To be honest with you, last Sunday, I was almost dreading coming to church. I was thinking: “Daylight Savings Time, Spring Break. Very few people are going to be at church today. And nothing good is really going to happen this Sunday.” I was also feeling a little disheartened that I had to make an announcement regarding our supplemental giving drive. Asking for more money makes me feel like I have perhaps failed at something.

The point is, last Sunday, when it came to church, I wasn’t feeling it.

But then, to my surprise, four people came forward during our final hymn asking to formally join the mission of our church to bless this community and world. One even offered to bless my family by taking us out to lunch after the service. And then, later in the week, I received a phone call with the news that someone believed in our church’s mission enough to make a sizable donation to be used anyway we believe God may be leading us.

And here it is, just one week later, and there’s this renewed, restored, replenished fullness in my soul. There’s this recommitment to share the love and grace of Christ with all people.

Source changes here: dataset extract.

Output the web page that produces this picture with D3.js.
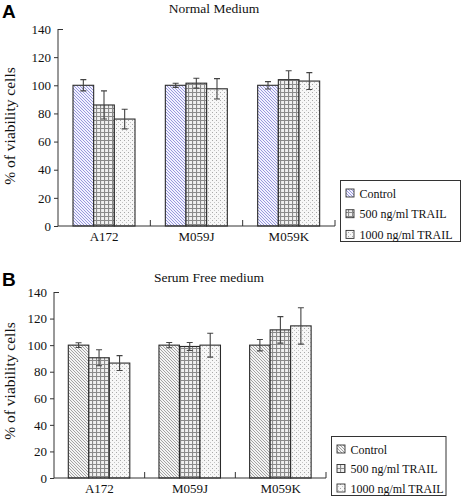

Now, I am aware many would say that those events were merely coincidences. Perhaps. However, as I have studied our scripture this week, like a light flickering in the dark, my heart has become open to the providential possibility that God was somehow involved. And the fullness that I feel in my soul is from this wonderful willingness to be shocked, surprised, and intruded upon by none other than the Messiah and Savior of the world, Jesus Christ himself.

Thinking on the words of the woman in our scripture this morning, I cannot help but to think: “It can’t be the Messiah. Can it?”

Can it possibly be that, here in this place last week, Jesus Christ was actually present? Could it be that he was coming to me through ordinary people, unexpectedly, undeservedly, bringing living water that quenches the deepest thirst of my soul.

Jesus, through this Samaritan woman, at the well, answers that question: “Yes, I am the Messiah. I am more alive and more present and more at work in this world than you ever thought possible. I am everywhere offering the wonder of living water, and those who drink of the water that I will give them will never be thirsty. The water that I give will become a spring of water gushing up to eternal life.”

One of the greatest things about being a pastor is sharing not only times of immense joy with a congregation, like childbirth with the Weibling family this week, but also sharing times of immense sorrow, like with Charlie Heller last week.

I look around this room and see people here who have experienced much sorrow, so much in this past year. I am certain that even getting up this morning and getting to this place was an arduous task for you. Some of you have recently lost a parent, a sibling, a spouse. Some of you have lost a child. You all have lost dear friends. Some of you have been diagnosed with cancer. Some have had to make the difficult decision to place a loved one in a nursing home. Some are grieving broken relationships, broken dreams, broken lives.

And people, including me, look at you and are amazed. We say, “We don’t know how you are making it.”

And yet, somehow, some mysterious way, you are making it. At the very least, something or someone has given you the sustenance to make it to this place this morning to possibly hear a hopeful word.

I look at you with the wonder of a wide-eyed child. And I think of the wonder of that woman from Samaria, and I ask, “It can’t be the Messiah…can it? Can it?

 

Commissioning and Benediction

Now, let’s go and get out on the road

to encounter ordinary people doing the most ordinary of things.

They may be dining at a restaurant, shopping for groceries, exercising at the gym, learning in a classroom, waiting to see the doctor.

They may be the server in a restaurant, the clerk at the store,

the trainer at the gym, the teacher in the classroom, the nurse, the doctor.

Their gender, their race, their religion—it doesn’t matter.

They may be a victim of prejudice or a beneficiary of privilege.

Meet them where they are. Engage them. Listen to them. Bless them.

And may the eternal well of God’s love be found in our encounters.

May the grace of Christ shine brightly through us.

And may the Spirit be with us on every hill, every plain, and in every valley.